AFCC and NCJFCJ support transparent, informed, and deliberate dialogue and response to parent-child contact problems following separation and divorce, or when the parents have never resided together, by adhering to the following considerations:
1. Adopt a child-centered approach
Children’s behavior should be considered in the context of what is normal for a child’s age, developmental stage, and the family socio-cultural-religious norms. This behavior may also be an expectable, adaptive reaction to stress, change, or an adverse childhood experience. The
paramount focus of practitioners working with parent-child contact problems should be to promote the safety, interests, rights, and wellbeing of children and their parents/caregivers at all socioeconomic levels. Children should have the opportunity to express their views in family
justice matters that concern them. The stated views of children are not necessarily determinative of their best interests. There are multiple factors that may contribute to children expressing views that do not reflect their best interests. Family justice practitioners should understand the basis for
the child’s expressed wishes and acknowledge their rights.
2. Increase competence in working with parent-child-contact problems
Specialized knowledge and skill are necessary to work effectively with families with parent-child contact problems. Family law practitioners should receive regular and ongoing training on the various factors related to parent-child contact problems including, but not limited to intimate
partner violence, substance misuse, high conflict, denigration, parental alienating behaviors, and healthy parenting.

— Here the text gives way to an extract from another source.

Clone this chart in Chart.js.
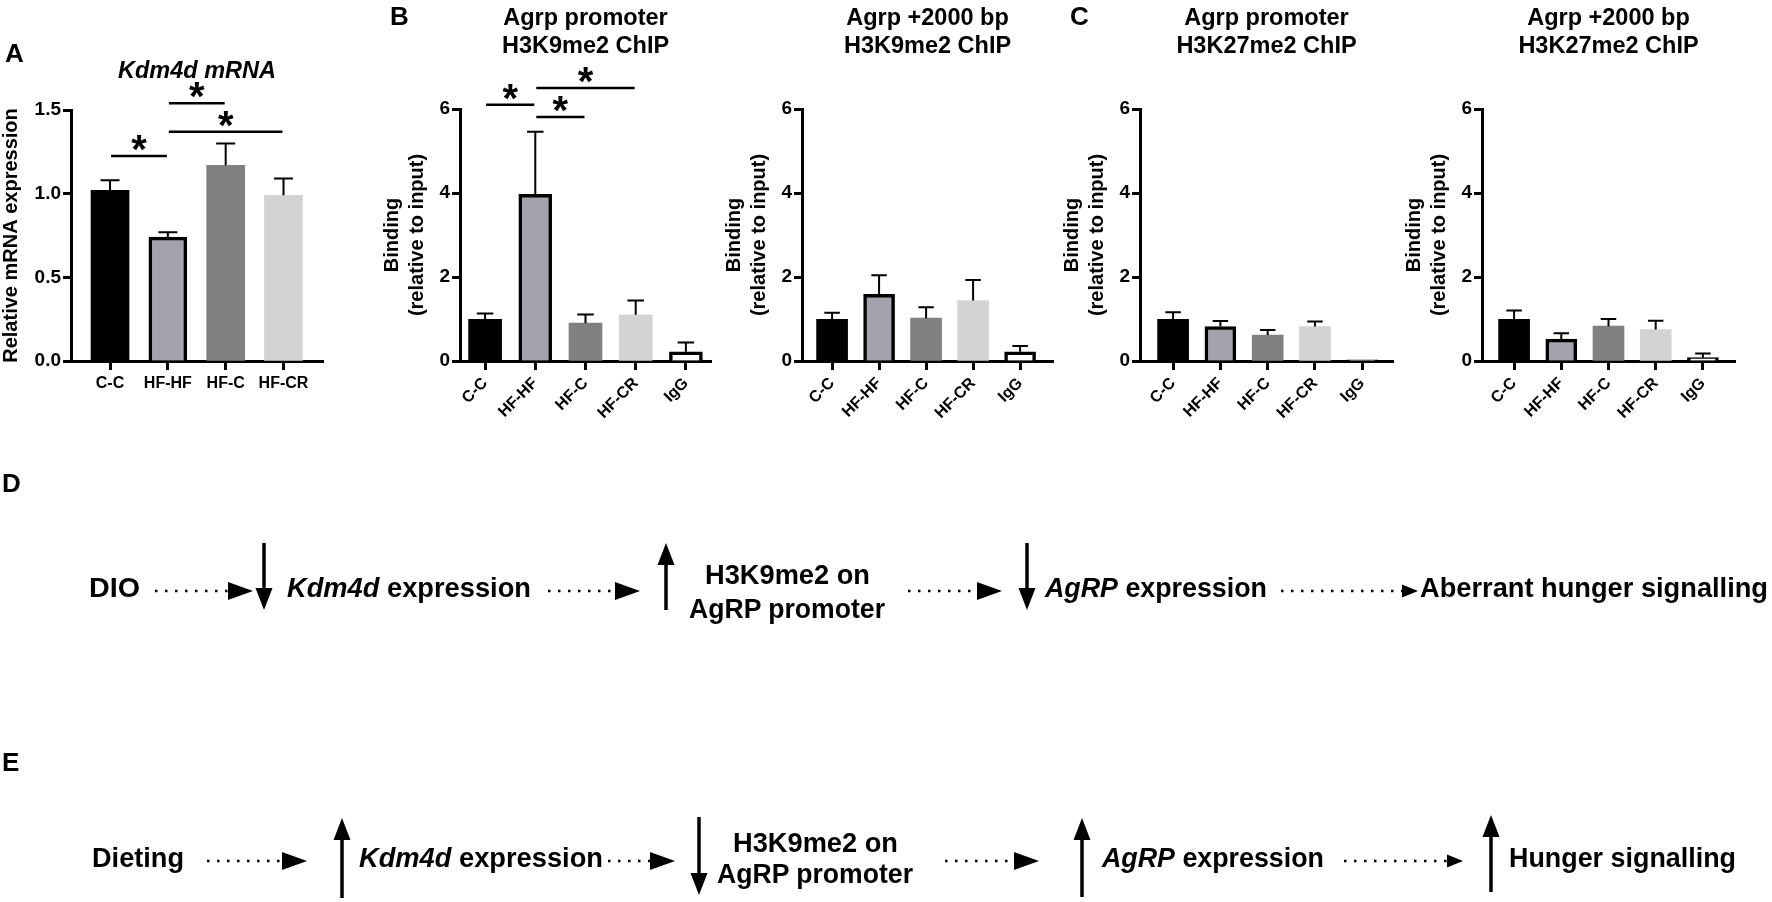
<!DOCTYPE html>
<html>
<head>
<meta charset="utf-8">
<title>Kdm4d and Agrp ChIP</title>
<script src="https://cdn.jsdelivr.net/npm/chart.js@4.4.1/dist/chart.umd.min.js"></script>
<style>
  body { margin: 0; background: #fff; }
  #page { position: relative; width: 1772px; height: 902px; overflow: hidden; background: #fff; }
  #page canvas { position: absolute; top: 0; }
  #diagram { position: absolute; left: 0; top: 0; }
</style>
</head>
<body>
<div id="page">
  <canvas id="chartA" width="338" height="461" style="left:0px"></canvas>
  <canvas id="chartB1" width="356" height="461" style="left:370px"></canvas>
  <canvas id="chartB2" width="356" height="461" style="left:712px"></canvas>
  <canvas id="chartC1" width="358" height="461" style="left:1050px"></canvas>
  <canvas id="chartC2" width="358" height="461" style="left:1392px"></canvas>
  <svg id="diagram" width="1772" height="902"></svg>
</div>
<script>
Chart.defaults.font.family = "'Liberation Sans', Arial, sans-serif";
Chart.defaults.color = "#000";

// panel A: Kdm4d mRNA
const groupsA = ["C-C", "HF-HF", "HF-C", "HF-CR"];
const kdm4dMean = [1.02, 0.74, 1.17, 0.99];
const kdm4dSem = [0.06, 0.03, 0.13, 0.10];
const ticksA = [0, 0.5, 1.0, 1.5];

// panels B and C: ChIP binding relative to input
const groupsChip = ["C-C", "HF-HF", "HF-C", "HF-CR", "IgG"];
const k9PromMean = [0.99, 3.97, 0.90, 1.10, 0.22];
const k9PromSem = [0.14, 1.49, 0.21, 0.34, 0.22];
const k9PlusMean = [0.99, 1.59, 1.02, 1.44, 0.22];
const k9PlusSem = [0.16, 0.45, 0.26, 0.49, 0.14];
const k27PromMean = [0.99, 0.82, 0.62, 0.82, 0.03];
const k27PromSem = [0.17, 0.13, 0.12, 0.12, 0];
const k27PlusMean = [0.99, 0.52, 0.83, 0.75, 0.08];
const k27PlusSem = [0.21, 0.14, 0.17, 0.21, 0.10];
const ticksChip = [0, 2, 4, 6];

// significance brackets: [group, group, height in axis units]
const sigA = [[0, 1, 1.225], [1, 2, 1.54], [1, 3, 1.37]];
const sigK9Prom = [[0, 1, 6.1], [1, 2, 5.81], [1, 3, 6.5]];

const fills = ["#000000", "#a3a3ab", "#808080", "#d3d3d3", "#ffffff"];
const edges = ["#000000", "#000000", "#808080", "#d3d3d3", "#000000"];
const edgeW = [0, 3.5, 0, 0, 3.5];
const FONT = "'Liberation Sans', Arial, sans-serif";

const extras = {};

// error bars, brackets, titles
const annotate = {
  id: "annotate",
  afterDatasetsDraw(chart) {
    const p = extras[chart.canvas.id];
    const ctx = chart.ctx;
    const xs = chart.scales.x, ys = chart.scales.y, area = chart.chartArea;
    const bars = chart.getDatasetMeta(0).data;
    ctx.save();
    ctx.strokeStyle = "#000";
    ctx.fillStyle = "#000";
    ctx.lineWidth = 2;
    p.sem.forEach((s, i) => {
      if (!s) return;
      const b = bars[i];
      const top = ys.getPixelForValue(p.mean[i] + s);
      const cap = b.width / 4;
      ctx.beginPath();
      ctx.moveTo(b.x, b.y);
      ctx.lineTo(b.x, top);
      ctx.moveTo(b.x - cap, top);
      ctx.lineTo(b.x + cap, top);
      ctx.stroke();
    });

    ctx.lineWidth = 2.5;
    ctx.textAlign = "center";
    ctx.textBaseline = "alphabetic";
    ctx.font = "bold 40px " + FONT;
    (p.sig || []).forEach((s) => {
      const x1 = xs.getPixelForValue(s[0]) + 1;
      const x2 = xs.getPixelForValue(s[1]) - 1;
      const yy = ys.getPixelForValue(s[2]);
      ctx.beginPath();
      ctx.moveTo(x1, yy);
      ctx.lineTo(x2, yy);
      ctx.stroke();
      ctx.fillText("*", (x1 + x2) / 2, yy + 7);
    });

    const cx = (area.left + area.right) / 2;
    ctx.font = (p.italic ? "italic " : "") + "bold " + p.titleSize + "px " + FONT;
    p.title.forEach((t, k) => ctx.fillText(t, cx, p.titleY[k]));

    ctx.font = "bold 20px " + FONT;
    ctx.textBaseline = "middle";
    p.yTitle.forEach((t, k) => {
      ctx.save();
      ctx.translate(area.left + p.yTitleX[k], (area.top + area.bottom) / 2);
      ctx.rotate(-Math.PI / 2);
      ctx.fillText(t, 0, 0);
      ctx.restore();
    });
    ctx.restore();
  },
};

function makeChart(id, cats, mean, sem, yTicks, look) {
  extras[id] = Object.assign({ mean: mean, sem: sem }, look.notes);
  const n = cats.length;
  const tickGrid = (len) => ({
    offset: false,
    drawOnChartArea: false,
    drawTicks: true,
    tickLength: len,
    tickWidth: 3,
    tickColor: "#000",
  });
  return new Chart(document.getElementById(id), {
    type: "bar",
    data: {
      datasets: [
        {
          data: mean.map((v, i) => ({ x: i, y: v })),
          backgroundColor: fills.slice(0, n),
          borderColor: edges.slice(0, n),
          borderWidth: edgeW.slice(0, n),
          borderSkipped: "start",
          barThickness: look.barW,
        },
      ],
    },
    options: {
      responsive: false,
      animation: false,
      layout: { padding: { top: look.top, right: 15, left: 0, bottom: 0 } },
      plugins: { legend: { display: false }, tooltip: { enabled: false } },
      scales: {
        x: {
          type: "linear",
          min: look.xMin,
          max: look.xMax,
          offset: false,
          afterBuildTicks: (s) => {
            s.ticks = cats.map((c, i) => ({ value: i }));
          },
          afterFit: (s) => {
            s.height = 100;
          },
          ticks: {
            callback: (v) => cats[v],
            autoSkip: false,
            maxRotation: look.rot,
            minRotation: look.rot,
            font: { size: 16, weight: "bold" },
            padding: 4,
          },
          grid: tickGrid(9),
          border: { display: true, color: "#000", width: 3 },
        },
        y: {
          min: 0,
          max: yTicks[yTicks.length - 1],
          afterBuildTicks: (s) => {
            s.ticks = yTicks.map((v) => ({ value: v }));
          },
          afterFit: (s) => {
            s.width = look.yW;
          },
          ticks: {
            callback: look.fmt,
            font: { size: 19, weight: "bold" },
            padding: 2,
          },
          grid: tickGrid(8),
          border: { display: true, color: "#000", width: 3 },
        },
      },
    },
    plugins: [annotate],
  });
}

const chipY = ["Binding", "(relative to input)"];
const chipYX = [-68, -43];
const chipFmt = (v) => String(v);

makeChart("chartA", groupsA, kdm4dMean, kdm4dSem, ticksA, {
  xMin: -0.675, xMax: 3.683, top: 110, yW: 71, barW: 38, rot: 0,
  fmt: (v) => v.toFixed(1),
  notes: {
    sig: sigA, title: ["Kdm4d mRNA"], italic: true, titleSize: 23.5, titleY: [78],
    yTitle: ["Relative mRNA expression"], yTitleX: [-60],
  },
});
makeChart("chartB1", groupsChip, k9PromMean, k9PromSem, ticksChip, {
  xMin: -0.5, xMax: 4.5, top: 109, yW: 90, barW: 33, rot: 45, fmt: chipFmt,
  notes: {
    sig: sigK9Prom, title: ["Agrp promoter", "H3K9me2 ChIP"], titleSize: 23.5, titleY: [25, 53],
    yTitle: chipY, yTitleX: chipYX,
  },
});
makeChart("chartB2", groupsChip, k9PlusMean, k9PlusSem, ticksChip, {
  xMin: -0.64, xMax: 4.7, top: 109, yW: 90, barW: 31, rot: 45, fmt: chipFmt,
  notes: {
    title: ["Agrp +2000 bp", "H3K9me2 ChIP"], titleSize: 23.5, titleY: [25, 53],
    yTitle: chipY, yTitleX: chipYX,
  },
});
makeChart("chartC1", groupsChip, k27PromMean, k27PromSem, ticksChip, {
  xMin: -0.7, xMax: 4.65, top: 109, yW: 90, barW: 31, rot: 45, fmt: chipFmt,
  notes: {
    title: ["Agrp promoter", "H3K27me2 ChIP"], titleSize: 23.5, titleY: [25, 53],
    yTitle: chipY, yTitleX: chipYX,
  },
});
makeChart("chartC2", groupsChip, k27PlusMean, k27PlusSem, ticksChip, {
  xMin: -0.68, xMax: 4.68, top: 109, yW: 90, barW: 31, rot: 45, fmt: chipFmt,
  notes: {
    title: ["Agrp +2000 bp", "H3K27me2 ChIP"], titleSize: 23.5, titleY: [25, 53],
    yTitle: chipY, yTitleX: chipYX,
  },
});

// schematic panels D and E
const SF = 'font-family="Liberation Sans, Arial, sans-serif" font-weight="bold"';
function label(x, y, s) {
  return `<text x="${x}" y="${y}" ${SF} font-size="26">${s}</text>`;
}
function words(x, y, len, s) {
  return `<text x="${x}" y="${y}" ${SF} font-size="27" textLength="${len}" lengthAdjust="spacingAndGlyphs" style="white-space:pre">${s}</text>`;
}
function dots(x1, x2, y, hl, hh) {
  return `<line x1="${x1}" y1="${y}" x2="${x2 - hl}" y2="${y}" stroke="#000" stroke-width="2.5" stroke-dasharray="2.5 7.5"/>` +
    `<polygon points="${x2 - hl},${y - hh} ${x2},${y} ${x2 - hl},${y + hh}" fill="#000"/>`;
}
function vArrow(x, tail, tip) {
  const base = tip > tail ? tip - 22 : tip + 22;
  return `<line x1="${x}" y1="${tail}" x2="${x}" y2="${base}" stroke="#000" stroke-width="3.5"/>` +
    `<polygon points="${x - 8.5},${base} ${x},${tip} ${x + 8.5},${base}" fill="#000"/>`;
}
const it = (s) => `<tspan font-style="italic">${s}</tspan>`;

let svg = "";
svg += label(5, 62, "A") + label(390, 25, "B") + label(1070, 25, "C");
svg += label(2, 492, "D") + label(2, 771, "E");

// D
svg += words(89, 597, 51, "DIO");
svg += dots(155, 253, 591, 25, 9);
svg += vArrow(264, 543, 610);
svg += words(287, 597, 244, it("Kdm4d") + " expression");
svg += dots(548, 640, 591, 25, 9);
svg += vArrow(666, 610, 543);
svg += words(705, 584, 165, "H3K9me2 on");
svg += words(689, 618, 196, "AgRP promoter");
svg += dots(908, 1002, 591, 25, 9);
svg += vArrow(1027, 543, 610);
svg += words(1045, 597, 222, it("AgRP") + " expression");
svg += dots(1281, 1418, 591, 16, 6.5);
svg += words(1420, 597, 348, "Aberrant hunger signalling");

// E
svg += words(92, 867, 92, "Dieting");
svg += dots(207, 307, 861, 25, 9);
svg += vArrow(342, 898, 818);
svg += words(359, 867, 244, it("Kdm4d") + " expression");
svg += dots(608, 675, 861, 25, 9);
svg += vArrow(699, 817, 895);
svg += words(733, 852, 165, "H3K9me2 on");
svg += words(717, 883, 196, "AgRP promoter");
svg += dots(945, 1039, 861, 25, 9);
svg += vArrow(1082, 897, 818);
svg += words(1102, 867, 222, it("AgRP") + " expression");
svg += dots(1344, 1463, 861, 16, 6.5);
svg += vArrow(1491, 892, 815);
svg += words(1509, 867, 227, "Hunger signalling");

document.getElementById("diagram").innerHTML = svg;
</script>
</body>
</html>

3. Screen for safety, conflict, and parent-child contact problems
In addition to initial and ongoing screening for safety, intimate partner violence and power imbalances within families in all family law cases, parent-child contact issues, once identified, should be uniquely screened for safety and family risk factors, including the severity, frequency, and impact. Practitioners should, in all cases, employ a structured and evidence-informed screening for family risk factors.

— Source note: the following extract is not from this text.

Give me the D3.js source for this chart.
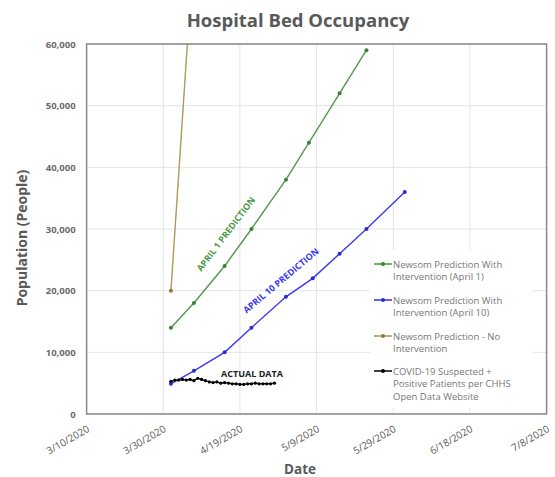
<!DOCTYPE html>
<html>
<head>
<meta charset="utf-8">
<script src="https://cdn.jsdelivr.net/npm/d3@7"></script>
<style>
  body { margin: 0; background: #fff; }
  text { font-family: "Open Sans", "Noto Sans", sans-serif; }
</style>
</head>
<body>
<svg id="chart" width="555" height="477"></svg>
<script>
// data
var april1_dates = ["2020-04-01","2020-04-07","2020-04-15","2020-04-22","2020-05-01","2020-05-07","2020-05-15","2020-05-22"];
var april1_vals = [14000,18000,24000,30000,38000,44000,52000,59000];

var april10_dates = ["2020-04-01","2020-04-07","2020-04-15","2020-04-22","2020-05-01","2020-05-08","2020-05-15","2020-05-22","2020-06-01"];
var april10_vals = [4900,7000,10000,14000,19000,22000,26000,30000,36000];

var no_int_dates = ["2020-04-01","2020-04-07"];
var no_int_vals = [20000,76000];

var actual_dates = ["2020-04-01","2020-04-02","2020-04-03","2020-04-04","2020-04-05","2020-04-06","2020-04-07",
    "2020-04-08","2020-04-09","2020-04-10","2020-04-11","2020-04-12","2020-04-13","2020-04-14",
    "2020-04-15","2020-04-16","2020-04-17","2020-04-18","2020-04-19","2020-04-20","2020-04-21",
    "2020-04-22","2020-04-23","2020-04-24","2020-04-25","2020-04-26","2020-04-27","2020-04-28"];
var actual_vals = [5300,5500,5500,5600,5500,5600,5400,5800,5600,5400,5200,5100,5200,5000,
    5100,5000,4900,4900,4800,4800,4900,4900,5000,4900,4900,4900,4900,5000];

var x_ticks = ["2020-03-10","2020-03-30","2020-04-19","2020-05-09","2020-05-29","2020-06-18","2020-07-08"];
var y_ticks = [0,10000,20000,30000,40000,50000,60000];

var series_names = ["Newsom Prediction With Intervention (April 1)",
    "Newsom Prediction With Intervention (April 10)",
    "Newsom Prediction - No Intervention",
    "COVID-19 Suspected + Positive Patients per CHHS Open Data Website"];

var parse = d3.timeParse("%Y-%m-%d");

function to_points(dates, vals) {
    return dates.map(function(d, i) { return {date: parse(d), value: vals[i]}; });
}

var series = [
    {name: series_names[0], colour: "#4f9a4a", dot: "#3d7f38", r: 2, data: to_points(april1_dates, april1_vals),
        legend: ["Newsom Prediction With", "Intervention (April 1)"]},
    {name: series_names[1], colour: "#3b3bf0", dot: "#2a2ad0", r: 2, data: to_points(april10_dates, april10_vals),
        legend: ["Newsom Prediction With", "Intervention (April 10)"]},
    {name: series_names[2], colour: "#b09a55", dot: "#8a7a30", r: 2, data: to_points(no_int_dates, no_int_vals),
        legend: ["Newsom Prediction - No", "Intervention"]},
    {name: series_names[3], colour: "#111", dot: "#000", r: 1.6, data: to_points(actual_dates, actual_vals),
        legend: ["COVID-19 Suspected +", "Positive Patients per CHHS", "Open Data Website"]}
];

var svg = d3.select("#chart");
var margin = {top: 44, left: 86.6, right: 8.4, bottom: 63};
var width = 555 - margin.left - margin.right;
var height = 477 - margin.top - margin.bottom;

var x_scale = d3.scaleTime()
    .domain([parse(x_ticks[0]), parse(x_ticks[x_ticks.length - 1])])
    .range([0, width]);
var y_scale = d3.scaleLinear().domain([0, 60000]).range([height, 0]);

var grey = "#595959";

//title
svg.append("text")
    .attr("x", 298).attr("y", 27)
    .attr("text-anchor", "middle")
    .attr("font-size", 18.5).attr("font-weight", "bold")
    .attr("fill", grey)
    .text("Hospital Bed Occupancy");

var g = svg.append("g").attr("transform", "translate(" + margin.left + "," + margin.top + ")");

svg.append("defs").append("clipPath").attr("id", "clip")
    .append("rect").attr("width", width).attr("height", height);

//gridlines
g.append("g").selectAll("line").data(y_ticks).enter().append("line")
    .attr("x1", 0).attr("x2", width)
    .attr("y1", d => y_scale(d)).attr("y2", d => y_scale(d))
    .attr("stroke", "#e4e4e4");
g.append("g").selectAll("line").data(x_ticks).enter().append("line")
    .attr("x1", d => x_scale(parse(d))).attr("x2", d => x_scale(parse(d)))
    .attr("y1", 0).attr("y2", height)
    .attr("stroke", "#e4e4e4");

//y axis labels
var y_axis = d3.axisLeft(y_scale).tickValues(y_ticks).tickSize(0).tickPadding(11).tickFormat(d3.format(","));
g.append("g").call(y_axis)
    .call(a => a.select(".domain").remove())
    .selectAll("text")
    .attr("font-family", "\"Open Sans\", sans-serif")
    .attr("font-size", 9.5).attr("font-weight", "bold").attr("fill", "#6a6a6a");

//x axis labels, rotated
var x_axis = d3.axisBottom(x_scale).tickValues(x_ticks.map(parse)).tickSize(0).tickFormat(d3.timeFormat("%-m/%-d/%Y"));
g.append("g").attr("transform", "translate(0," + height + ")").call(x_axis)
    .call(a => a.select(".domain").remove())
    .selectAll("text")
    .attr("font-family", "\"Open Sans\", sans-serif")
    .attr("font-size", 10).attr("fill", grey)
    .attr("text-anchor", "end")
    .attr("dy", 0).attr("y", 0)
    .attr("transform", "translate(3,17) rotate(-30)");

//lines
var line = d3.line().x(d => x_scale(d.date)).y(d => y_scale(d.value));
var plot = g.append("g").attr("clip-path", "url(#clip)");
series.forEach(function(s) {
    plot.append("path").datum(s.data)
        .attr("d", line).attr("fill", "none")
        .attr("stroke", s.colour).attr("stroke-width", 1.4);
    plot.selectAll(null).data(s.data).enter().append("circle")
        .attr("cx", d => x_scale(d.date)).attr("cy", d => y_scale(d.value))
        .attr("r", s.r).attr("fill", s.dot);
});

//plot frame
g.append("rect").attr("width", width).attr("height", height)
    .attr("fill", "none").attr("stroke", "#888").attr("stroke-width", 1.5);

//annotations
g.append("text")
    .attr("transform", "translate(" + (228.5 - margin.left) + "," + (236 - margin.top) + ") rotate(-53)")
    .attr("text-anchor", "middle").attr("font-size", 9).attr("font-weight", "bold")
    .attr("fill", "#4f9a4a").text("APRIL 1 PREDICTION");
g.append("text")
    .attr("transform", "translate(" + (283 - margin.left) + "," + (283 - margin.top) + ") rotate(-40)")
    .attr("text-anchor", "middle").attr("font-size", 9).attr("font-weight", "bold")
    .attr("fill", "#3b3bf0").text("APRIL 10 PREDICTION");
g.append("text")
    .attr("x", 252 - margin.left).attr("y", 376.5 - margin.top)
    .attr("text-anchor", "middle").attr("font-size", 9).attr("font-weight", "bold")
    .attr("fill", "#222").text("ACTUAL DATA");

//legend
var legend = svg.append("g").attr("transform", "translate(370,250)");
legend.append("rect").attr("width", 163).attr("height", 158).attr("fill", "#fff");
var row_y = [14, 50, 86, 121];
series.forEach(function(s, i) {
    var row = legend.append("g").attr("transform", "translate(0," + row_y[i] + ")");
    row.append("line").attr("x1", 4).attr("x2", 22).attr("y1", 0).attr("y2", 0)
        .attr("stroke", s.colour).attr("stroke-width", 1.6);
    row.append("circle").attr("cx", 13).attr("cy", 0).attr("r", 2).attr("fill", s.dot);
    row.selectAll("text").data(s.legend).enter().append("text")
        .attr("x", 23).attr("y", (d, j) => 3.5 + j * 12.5)
        .attr("font-size", 9.5).attr("fill", "#777")
        .text(d => d);
});

//axis titles
svg.append("text")
    .attr("transform", "translate(27,238) rotate(-90)")
    .attr("text-anchor", "middle").attr("font-size", 14).attr("font-weight", "bold")
    .attr("fill", grey).text("Population (People)");
svg.append("text")
    .attr("x", 300).attr("y", 474)
    .attr("text-anchor", "middle").attr("font-size", 13.5).attr("font-weight", "bold")
    .attr("fill", grey).text("Date");
</script>
</body>
</html>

4. Fully consider all factors that may contribute to parent-child contact problems
There should be no immediate label used for parent-child contact problems as there are multiple factors and dynamics that may account for these issues. These include interparental conflict before and after the separation, sibling relationships, the adversarial process/litigation, third parties such as aligned professionals and extended family, a lack of functional co-parenting, poor or conflictual parental communication, child maltreatment, a response to a parent’s abusive behaviors, the direct or indirect exposure to intimate partner violence, parental alienating behaviors, an alignment with a parent in response to high conflict co-parenting, or a combination of these factors. Therefore, practitioners should maintain a broad lens and sufficiently consider the relative contribution of each potential factor before conclusions are made about cause.
5. Conduct individual case analysis
Social science research findings can provide the field with valuable information about the group studied but cannot be used to determine the characteristics or experiences of individual parties or children; therefore, each family/case/situation must be specifically examined and informed by
the best available evidence. Each case must be examined uniquely to understand the etiology and current dynamics of the problem for the family justice system to intervene in an effective child-focused manner.
6. Refer to appropriate and proportional services and interventions
Practitioners should exercise care in recommending, referring, or ordering family members to services and interventions. These services and interventions should be accessible, accountable, proportional to the nature and severity of factor(s) contributing to the parent-child contact problem(s), particularly when there is a court order requiring such services and interventions. Such services and interventions should be informed by a child-centered approach.